Diário de Notícias
- 6 Nov 05
Menos apoios e cada
vez menos crianças
Céu neves
Quebra de natalidade em Portugal parece um
caminho sem regresso. Faltam incentivos
acima da média. Madalena, o marido e os
três filhos só fogem à regra por serem tantos, o dobro do habitual no País.
Dificuldades também duplicam
Madalena Lopes tem 39 anos, 22 dos quais a fazer contas ao ordenado e a correr
entre a casa (Setúbal) e o trabalho (Lisboa). Funcionária pública, com um
salário médio, não tem direito a subsídios extra, mas o dinheiro só chega para o
essencial. O seu único luxo é o facto de ter três filhos, o dobro da
média portuguesa. Em Portugal, o panorama é desanimador os salários são baixos,
os apoios do Estado fracos, continuando a verificar-se uma quebra de natalidade,
ao contrário de outros países da UE, sobretudo do Norte e Centro. O Governo diz
que vai avaliar a situação e só depois tomará medidas.
A família da Madalena corresponde ao perfil da classe média portuguesa traçado
pela socióloga Maria das Dores Guerreiro. É o grupo social onde se sente a maior
quebra de natalidade. "Os filhos representam um grande investimento e as
famílias estão absorvidas com a angariação de meios para o orçamento familiar, o
que as obriga a trabalhar muito mais. Temos a maior taxa de actividade da UE de
mulheres com filhos menores. A classe média não tem salários elevados, mas
ultrapassa os escalões exigidos para os apoios sociais", explica.

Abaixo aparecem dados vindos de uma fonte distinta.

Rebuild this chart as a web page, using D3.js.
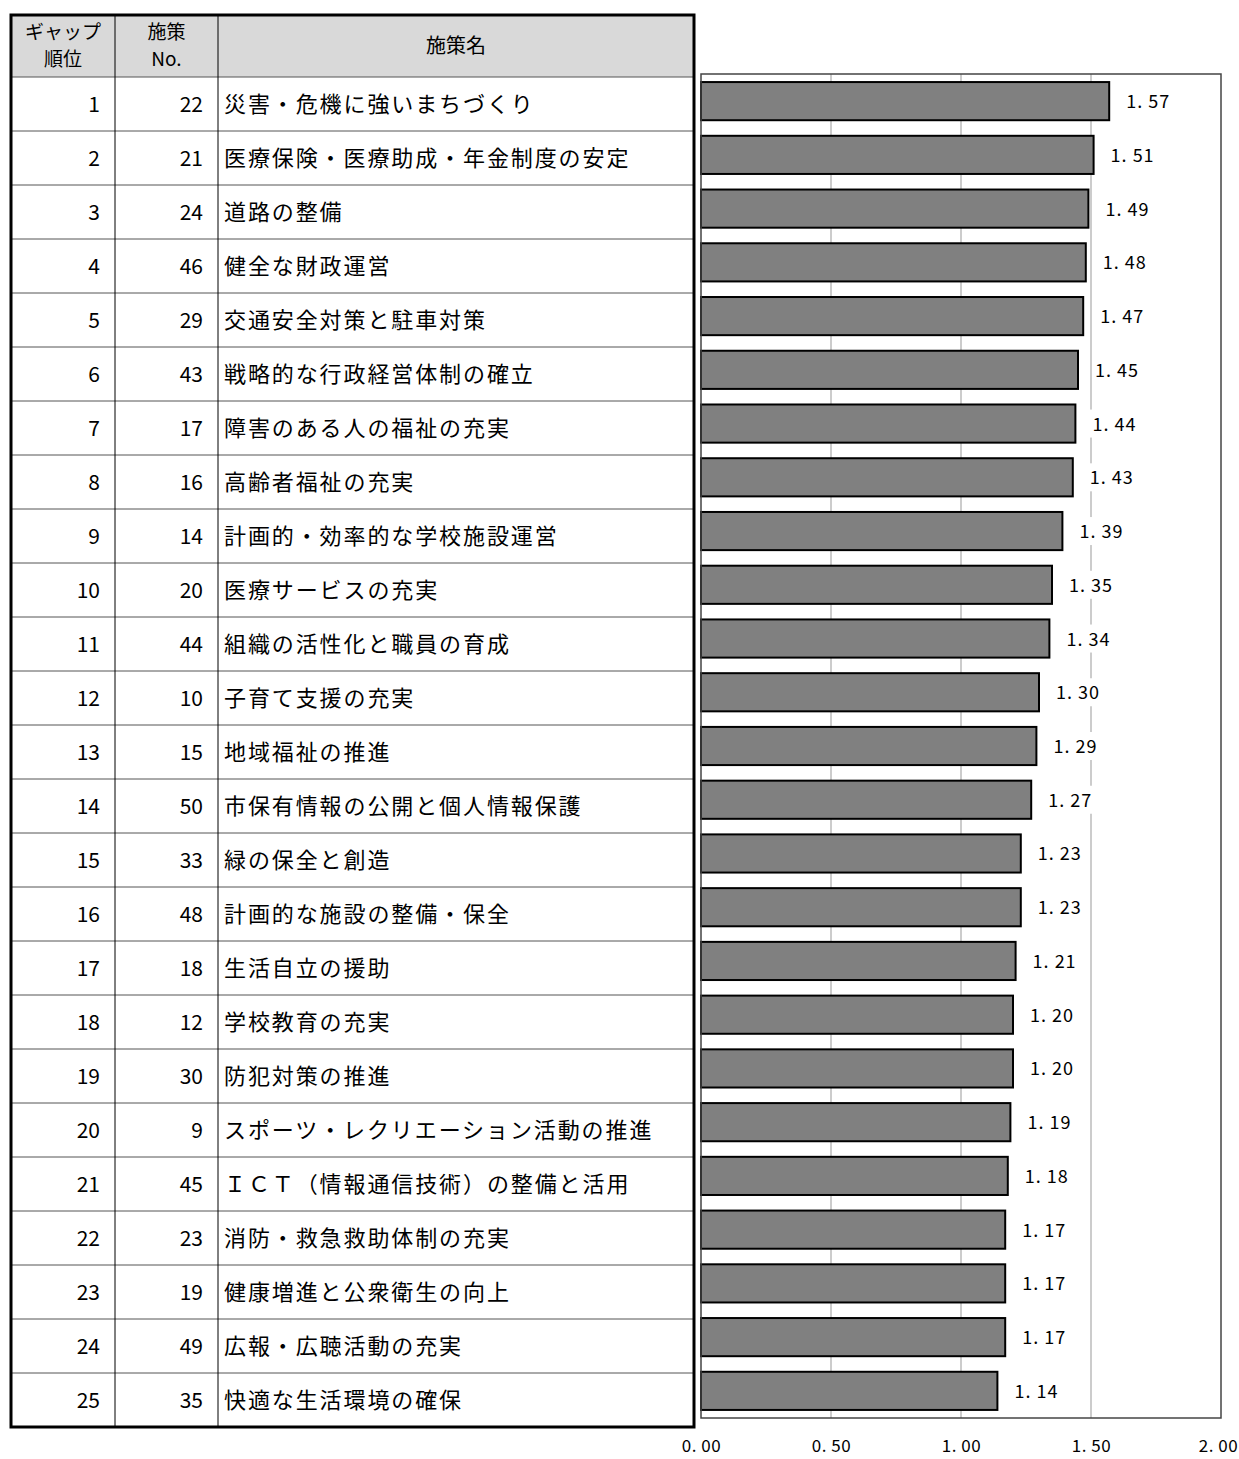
<!DOCTYPE html>
<html>
<head>
<meta charset="utf-8">
<script src="https://cdn.jsdelivr.net/npm/d3@7"></script>
<style>
  body { margin: 0; background: #fff; }
  text { font-family: "Noto Sans CJK JP", sans-serif; }
</style>
</head>
<body>
<div id="chart"></div>
<script>
"use strict";

var ranks = d3.range(1, 26);
var measureNos = [22, 21, 24, 46, 29, 43, 17, 16, 14, 20, 44, 10, 15, 50, 33, 48, 18, 12, 30, 9, 45, 23, 19, 49, 35];
var measureNames = [
  "災害・危機に強いまちづくり",
  "医療保険・医療助成・年金制度の安定",
  "道路の整備",
  "健全な財政運営",
  "交通安全対策と駐車対策",
  "戦略的な行政経営体制の確立",
  "障害のある人の福祉の充実",
  "高齢者福祉の充実",
  "計画的・効率的な学校施設運営",
  "医療サービスの充実",
  "組織の活性化と職員の育成",
  "子育て支援の充実",
  "地域福祉の推進",
  "市保有情報の公開と個人情報保護",
  "緑の保全と創造",
  "計画的な施設の整備・保全",
  "生活自立の援助",
  "学校教育の充実",
  "防犯対策の推進",
  "スポーツ・レクリエーション活動の推進",
  "ＩＣＴ（情報通信技術）の整備と活用",
  "消防・救急救助体制の充実",
  "健康増進と公衆衛生の向上",
  "広報・広聴活動の充実",
  "快適な生活環境の確保"
];
var gapValues = [1.57, 1.51, 1.49, 1.48, 1.47, 1.45, 1.44, 1.43, 1.39, 1.35, 1.34, 1.30, 1.29, 1.27, 1.23, 1.23, 1.21, 1.20, 1.20, 1.19, 1.18, 1.17, 1.17, 1.17, 1.14];
var xTicks = [0, 0.5, 1.0, 1.5, 2.0];

var W = 1239, H = 1459;
var svg = d3.select("#chart").append("svg")
  .attr("width", W)
  .attr("height", H);

// ---- table ----
var tLeft = 11, tRight = 694, tTop = 15, headBottom = 77, rowH = 54;
var col1 = 115, col2 = 218;
var tBottom = headBottom + rowH * ranks.length;

var table = svg.append("g");
table.append("rect")
  .attr("x", tLeft).attr("y", tTop)
  .attr("width", tRight - tLeft).attr("height", headBottom - tTop)
  .attr("fill", "#d9d9d9");

// row lines
table.selectAll("line.row")
  .data(ranks)
  .enter().append("line")
  .attr("x1", tLeft).attr("x2", tRight)
  .attr("y1", function(d){ return headBottom + rowH * d; })
  .attr("y2", function(d){ return headBottom + rowH * d; })
  .attr("stroke", "#555").attr("stroke-width", 1);
table.append("line")
  .attr("x1", tLeft).attr("x2", tRight)
  .attr("y1", headBottom).attr("y2", headBottom)
  .attr("stroke", "#555").attr("stroke-width", 1);

[col1, col2].forEach(function(cx){
  table.append("line")
    .attr("x1", cx).attr("x2", cx)
    .attr("y1", tTop).attr("y2", tBottom)
    .attr("stroke", "#000").attr("stroke-width", 1);
});

table.append("rect")
  .attr("x", tLeft).attr("y", tTop)
  .attr("width", tRight - tLeft).attr("height", tBottom - tTop)
  .attr("fill", "none").attr("stroke", "#000").attr("stroke-width", 3);

// header text
var head = table.append("g").attr("font-size", 19).attr("fill", "#000").attr("text-anchor", "middle");
head.append("text").attr("x", (tLeft + col1) / 2).attr("y", 39).text("ギャップ");
head.append("text").attr("x", (tLeft + col1) / 2).attr("y", 66).text("順位");
head.append("text").attr("x", (col1 + col2) / 2).attr("y", 39).text("施策");
head.append("text").attr("x", (col1 + col2) / 2).attr("y", 66).text("No.");
head.append("text").attr("x", (col2 + tRight) / 2).attr("y", 53).attr("font-size", 20).text("施策名");

var rows = table.selectAll("g.row")
  .data(ranks)
  .enter().append("g")
  .attr("transform", function(d, i){ return "translate(0," + (headBottom + rowH * i + rowH / 2 + 8) + ")"; })
  .attr("font-size", 21);

rows.append("text")
  .attr("x", col1 - 15).attr("text-anchor", "end")
  .text(function(d){ return d; });
rows.append("text")
  .attr("x", col2 - 15).attr("text-anchor", "end")
  .text(function(d, i){ return measureNos[i]; });
rows.append("text")
  .attr("x", col2 + 6)
  .attr("font-size", 22)
  .attr("letter-spacing", 1.9)
  .text(function(d, i){ return measureNames[i]; });

// ---- bar chart ----
var pLeft = 701, pRight = 1221, pTop = 74, pBottom = 1418;

var x = d3.scaleLinear().domain([0, 2]).range([pLeft, pRight]);
var y = d3.scaleBand().domain(ranks).range([pTop, pBottom]).paddingInner(0.29).paddingOuter(0.15);

var chart = svg.append("g");

chart.selectAll("line.grid")
  .data(xTicks.slice(1, -1))
  .enter().append("line")
  .attr("x1", function(d){ return x(d); }).attr("x2", function(d){ return x(d); })
  .attr("y1", pTop).attr("y2", pBottom)
  .attr("stroke", "#999").attr("stroke-width", 1);

chart.selectAll("rect.bar")
  .data(gapValues)
  .enter().append("rect")
  .attr("x", x(0))
  .attr("y", function(d, i){ return y(ranks[i]); })
  .attr("width", function(d){ return x(d) - x(0); })
  .attr("height", y.bandwidth())
  .attr("fill", "#808080")
  .attr("stroke", "#000").attr("stroke-width", 2);

var labels = chart.selectAll("g.lab")
  .data(gapValues)
  .enter().append("g")
  .attr("transform", function(d, i){ return "translate(" + (x(d) + 17) + "," + (y(ranks[i]) + y.bandwidth() / 2) + ")"; });
labels.append("rect")
  .attr("x", -3).attr("y", -14).attr("width", 48).attr("height", 28)
  .attr("fill", "#fff");
labels.append("text")
  .attr("y", 7)
  .attr("font-size", 18)
  .attr("letter-spacing", 1)
  .text(function(d){ return d.toFixed(2).replace(".", ". "); });

chart.append("rect")
  .attr("x", pLeft).attr("y", pTop)
  .attr("width", pRight - pLeft).attr("height", pBottom - pTop)
  .attr("fill", "none").attr("stroke", "#444").attr("stroke-width", 1.5);

var axis = d3.axisBottom(x)
  .tickValues(xTicks)
  .tickSize(0)
  .tickPadding(22)
  .tickFormat(function(d){ return d.toFixed(2).replace(".", ". "); });
var ax = chart.append("g")
  .attr("transform", "translate(0," + pBottom + ")")
  .call(axis);
ax.select(".domain").remove();
ax.selectAll("text")
  .attr("font-family", "Noto Sans CJK JP")
  .attr("font-size", 17)
  .attr("letter-spacing", 0.5)
  .attr("fill", "#000");
ax.selectAll(".tick").filter(function(d){ return d === 2; }).select("text")
  .attr("dx", -3);
</script>
</body>
</html>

Os agregados mais numerosos correspondem às franjas da sociedade os mais pobres
(menor controlo da natalidade e investimento na educação) e os mais ricos (mais
recursos).
Madalena confessa que os filhos, de 21, 14 e nove anos de idade, surgiram sem
equações prévias. "Se tivesse pensado muito, só teria um", reconhece. Progrediu
na carreira, trabalha nas edições da Universidade Aberta e o orçamento familiar
ronda os 2200 euros mensais, mas o marido trabalha por conta própria em
ourivesaria e não tem subsídios de Natal ou de férias. Recebem 76 euros de abono
familiar e o filho mais velho, que está no ensino superior, ainda não sabe o
valor da bolsa. Se esta família residisse na Dinamarca, Bélgica ou França, tudo
seria bem diferente (ver páginas seguintes).
"As políticas da família só começaram a existir em Portugal a partir de 1997,
com os planos nacionais de emprego. E eram uma prioridade definida pela UE. A
medida mais significativa foi o investimento no pré-escolar, a rede pública
duplicou, cobrindo actualmente 97 a 98% da população. As licenças de
paternidade/maternidade e os abonos de família representam pouco no orçamento
familiar", explica Dores Guerreiro.
Em contrapartida, as despesas são muitas e variadas, como acontece em casa de
Madalena Lopes. "Não sinto diferenças entre agora e há 20 anos. Quero dar-lhes
mais qualidade de vida e sempre senti muitas dificuldades. Além de que éramos
três, agora somos cinco."
O filho mais novo já não foi para o ATL como os irmãos. Seriam mais 230 euros
por mês e o mais velho paga 120 euros de propinas por ano. Esta factura só não é
mais pesada porque estuda Contabilidade e Finanças no Politécnico de Setúbal,
não paga transportes nem almoços. É o único com mesada.
Madalena sabe de cor o valor de cada despesa doméstica, a começar pelos 107
euros do passe de transportes entre Setúbal e Lisboa e os mil euros de
alimentação por mês. Juntam-se-lhe a prestação da casa, telefones, água, luz,
gás, gasolina, a Internet e dois canais da TV codificados, "o luxo da família",
refere. E uma refeição no restaurante aos fins-de-semana. Mais nada. No último
Verão, a máquina de lavar roupa avariou-se e já não foi possível fazerem a
semana de férias no Algarve, o destino mais longe para onde já viajaram.
Madalena faz sete refeições por dia (jantar e almoços), com início às 7.30 da
manhã e fim às 24.00. Ao fim-de-semana é a limpeza da casa, as compras e a
passagem a ferro da roupa. As tarefas são divididas com o marido e, agora, o
mais velho já ajuda, nomeadamente a ir buscar o mais novo à escola. Esta é a
melhoria dos últimos anos. A outra foi a construção da Ponte Vasco da Gama.
Demora um terço do tempo a chegar ao trabalho.